Liputan6.com, Jakarta - 4 Juli 1927 tercatat menjadi salah satu tonggak dasar kemajuan sistem politik modern dan kepartaian di Indonesia. Pada tanggal itu, tepat 92 tahun lalu berdiri Partai Nasional Indonesia atau dikenal juga PNI. Sejumlah kalangan menyebut PNI merupakan partai politik tertua di Indonesia.
Sebelum menjadi partai, PNI awalnya bernama Perserikatan Nasional Indonesia dengan ketuanya Dr. Tjipto Mangunkusumo, Mr. Sartono, Mr. Iskak Tjokroadisurjo, dan Mr. Sunaryo. Mereka merupakan para pelajar yang tergabung dalam Algemeene Studie Club (ASC) yang diketuai oleh Ir. Soekarno turut pula bergabung dengan partai ini.
Keberadaan PNI saat itu jelas membahayakan Belanda karena menyebarkan ajaran-ajaran pergerakan kemerdekaan sehingga Pemerintah Hindia Belanda mengeluarkan perintah penangkapan pada tanggal 24 Desember 1929.
Advertisement
Penangkapan baru dilakukan pada 29 Desember 1929 terhadap tokoh-tokoh PNI di Yogyakarta seperti Soekarno, Gatot Mangkupraja, Soepriadinata dan Maskun Sumadiredja.
Pengadilan para tokoh yang ditangkap ini dilakukan pada tanggal 18 Agustus 1930. Setelah diadili di pengadilan Belanda maka para tokoh ini dimasukkan dalam penjara Sukamiskin, Bandung. Dalam masa pengadilan ini Ir. Soekarno menulis pidato Indonesia Menggugat dan membacakannya di depan pengadilan sebagai gugatannya.
Pengadilan memberikan keputusan bahwa Soekarno diberi hukuman kurungan atau sekarang hukuman penjara. Hukuman ini akan dilakukan di Penjara Sukamiskin selama 4 tahun dari Desember tahun 1930.

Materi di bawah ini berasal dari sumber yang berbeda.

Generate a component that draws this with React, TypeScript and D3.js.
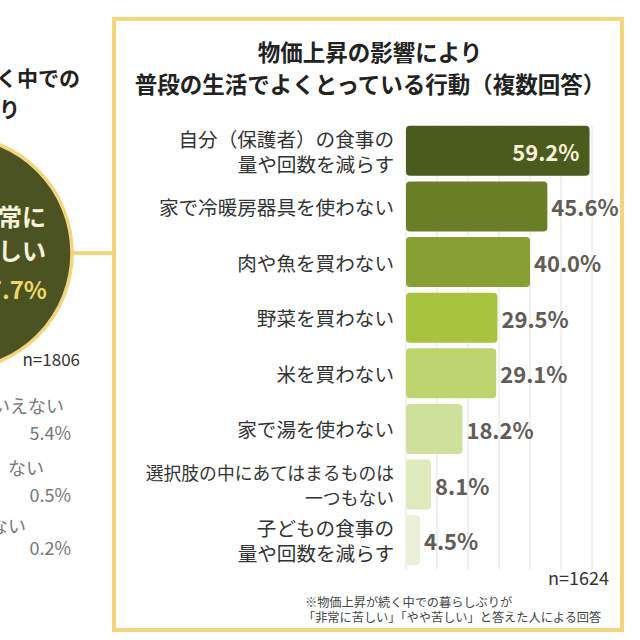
import * as d3 from "d3";

// bar chart data
const categories = [
  "自分（保護者）の食事の\n量や回数を減らす",
  "家で冷暖房器具を使わない",
  "肉や魚を買わない",
  "野菜を買わない",
  "米を買わない",
  "家で湯を使わない",
  "選択肢の中にあてはまるものは\n一つもない",
  "子どもの食事の\n量や回数を減らす",
];
const values = [59.2, 45.6, 40.0, 29.5, 29.1, 18.2, 8.1, 4.5];
const barColors = ["#4b5a1d", "#6a7e28", "#88a033", "#a7c33f", "#bdd46f", "#cfe09b", "#dfeabd", "#eaf1d8"];
const gridTicks = [0, 10, 20, 30, 40, 50, 60];

// left (partially visible) chart data
const leftTitle = ["物価上昇が続く中での", "暮らしぶり"];
const leftMain = { label: ["非常に", "苦しい"], value: "77.7%" };
const leftOthers = ["どちらともいえない", "あまり苦しく ない", "苦しくない"];
const leftOtherValues = ["5.4%", "0.5%", "0.2%"];

const FONT = "'Noto Sans CJK JP', 'Noto Sans', sans-serif";
const GOLD = "#f2d57c";

export default function App() {
  const width = 640;
  const height = 640;

  const x = d3.scaleLinear().domain([0, 60]).range([406, 592]);
  const y = d3
    .scaleBand()
    .domain(categories)
    .range([123, 568])
    .paddingInner(0.1)
    .paddingOuter(0.05);

  const gridTop = y(categories[0])!;
  const gridBottom = y(categories[categories.length - 1])! + y.bandwidth() + 4;

  return (
    <svg
      width={width}
      height={height}
      style={{ position: "absolute", left: 0, top: 0, background: "#fff" }}
      fontFamily={FONT}
    >
      <rect width={width} height={height} fill="#fff" />

      {/* left chart fragment */}
      {leftTitle.map((t, i) => (
        <text
          key={t}
          x={i === 0 ? 80 : 20}
          y={77 + i * 31}
          textAnchor="end"
          dominantBaseline="central"
          fontSize={21}
          fontWeight={700}
          fill="#222"
        >
          {t}
        </text>
      ))}
      <line x1={60} x2={116} y1={253} y2={253} stroke={GOLD} strokeWidth={4} />
      <circle cx={-45} cy={253} r={117} fill="#4a5321" stroke={GOLD} strokeWidth={3.5} />
      {leftMain.label.map((t, i) => (
        <text
          key={t}
          x={46}
          y={215 + i * 34}
          textAnchor="end"
          dominantBaseline="central"
          fontSize={24}
          fontWeight={700}
          fill="#f6f2dc"
        >
          {t}
        </text>
      ))}
      <text
        x={47}
        y={288}
        textAnchor="end"
        dominantBaseline="central"
        fontSize={24}
        fontWeight={700}
        fill="#f0d466"
      >
        {leftMain.value}
      </text>
      <text x={80} y={358} textAnchor="end" dominantBaseline="central" fontSize={17} fill="#333">
        n=1806
      </text>
      {leftOthers.map((t, i) => (
        <g key={t}>
          <text
            x={[64, 44, 26][i]}
            y={[405, 467, 525][i]}
            textAnchor="end"
            dominantBaseline="central"
            fontSize={18}
            fill="#777"
          >
            {t}
          </text>
          <text
            x={71}
            y={[432, 494, 547][i]}
            textAnchor="end"
            dominantBaseline="central"
            fontSize={18}
            fill="#777"
          >
            {leftOtherValues[i]}
          </text>
        </g>
      ))}

      {/* box */}
      <rect x={114} y={19} width={508} height={611} fill="#fff" stroke={GOLD} strokeWidth={4} />

      {/* title */}
      <text x={370} y={51} textAnchor="middle" dominantBaseline="central" fontSize={22.5} fontWeight={700} fill="#222">
        物価上昇の影響により
      </text>
      <text x={370} y={83} textAnchor="middle" dominantBaseline="central" fontSize={22.5} fontWeight={700} fill="#222">
        普段の生活でよくとっている行動（複数回答）
      </text>

      {/* grid */}
      {gridTicks.map((t) => (
        <line
          key={t}
          x1={x(t)}
          x2={x(t)}
          y1={gridTop}
          y2={gridBottom}
          stroke="#e2e2e2"
          strokeWidth={1}
        />
      ))}

      {/* bars */}
      {categories.map((c, i) => {
        const by = y(c)!;
        const bw = x(values[i]) - x(0);
        const cy = by + y.bandwidth() / 2;
        const inside = i === 0;
        const lines = c.split("\n");
        const longest = d3.max(lines, (l) => l.length)!;
        const fs = longest > 12 ? 17.8 : 19.6;
        return (
          <g key={c}>
            <rect x={x(0)} y={by} width={bw} height={y.bandwidth()} rx={4} fill={barColors[i]} />
            <text
              x={inside ? x(values[i]) - 10 : x(values[i]) + 4}
              y={cy}
              textAnchor={inside ? "end" : "start"}
              dominantBaseline="central"
              fontSize={22}
              fontWeight={700}
              fill={inside ? "#f4f1d6" : "#625c57"}
            >
              {values[i].toFixed(1)}%
            </text>
            {lines.map((l, j) => (
              <text
                key={l}
                x={394}
                y={cy + (j - (lines.length - 1) / 2) * 24.5}
                textAnchor="end"
                dominantBaseline="central"
                fontSize={fs}
                fill="#333"
              >
                {l}
              </text>
            ))}
          </g>
        );
      })}

      <text x={609} y={577} textAnchor="end" dominantBaseline="central" fontSize={18} fill="#333">
        n=1624
      </text>
      <text x={305} y={602} dominantBaseline="central" fontSize={12.2} fill="#444">
        ※物価上昇が続く中での暮らしぶりが
      </text>
      <text x={303} y={617} dominantBaseline="central" fontSize={12.2} fill="#444">
        「非常に苦しい」「やや苦しい」と答えた人による回答
      </text>
    </svg>
  );
}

Tak hanya Soekarno, sejumlah pemimpin PNI lainnya juga ditangkap. Maskoen, Soepriadinata dan Gatot Mangkoepradja, juga ditangkap di Yogyakarta usai menghadiri rapat umum yang diselenggarakan PPKI. Rangkaian penangkapan pemimpin PNI dimulai sejak 24 Desember. Penangkapan seluruhnya berjumlah 180 pimpinan PNI.
Penangkapan ratusan pemimpin PNI, termasuk para pemimpin utamanya, telah membuat PNI lumpuh. MC. Ricklefs dalam Sejarah Indonesia Modern penangkapan para pemimpin PNI ini membuat kegiatan politik di partai berlambang banteng itu berhenti total.
"Tanpa Sukarno, maka PNI sangat lemah," ujarnya.
Meski demikian, lanjut Ricklefs, konsepsi nasional Indonesia yang tidak mempunyai kaitan keagamaan maupun kedaerahan tertentu mulai diterima secara luas di kalangan elite.
Terpecah 2 Kubu
Saat Soekarno ada di penjara, PNI terbagi menjadi dua golongan, yaitu Partai Indonesia atau Pertindo dan Pendidikan Nasional Indonesia atau PNI baru. Soekarno masuk di Partai Indonesia, sedangkan Mohammad Hatta dan Sjahrir masuk PNI Baru dan memimpin partai itu.
Partai Indonesia yang dipimpin oleh Soekarno berhasil menggerakkan masa yang banyak. Di sisi lain, Mohammad Hatta dan Sjahrir sukses menekankan di organisasi yang menentang kolonial Belanda dan menanamkan ide nasionalisme.
Dalam sejarahnya, PNI mampu merampungkan landasan partai yang kelak bisa mempersatukan "semua kekuatan revolusioner dalam satu ikatan,” ujar Sukarno.
Sementara itu Soenario mengklaim PNI sebagai “partai baru yang bersifat nasional Indonesia dalam arti luas dan tidak chauvinistis,” kata dia dalam memoarnya.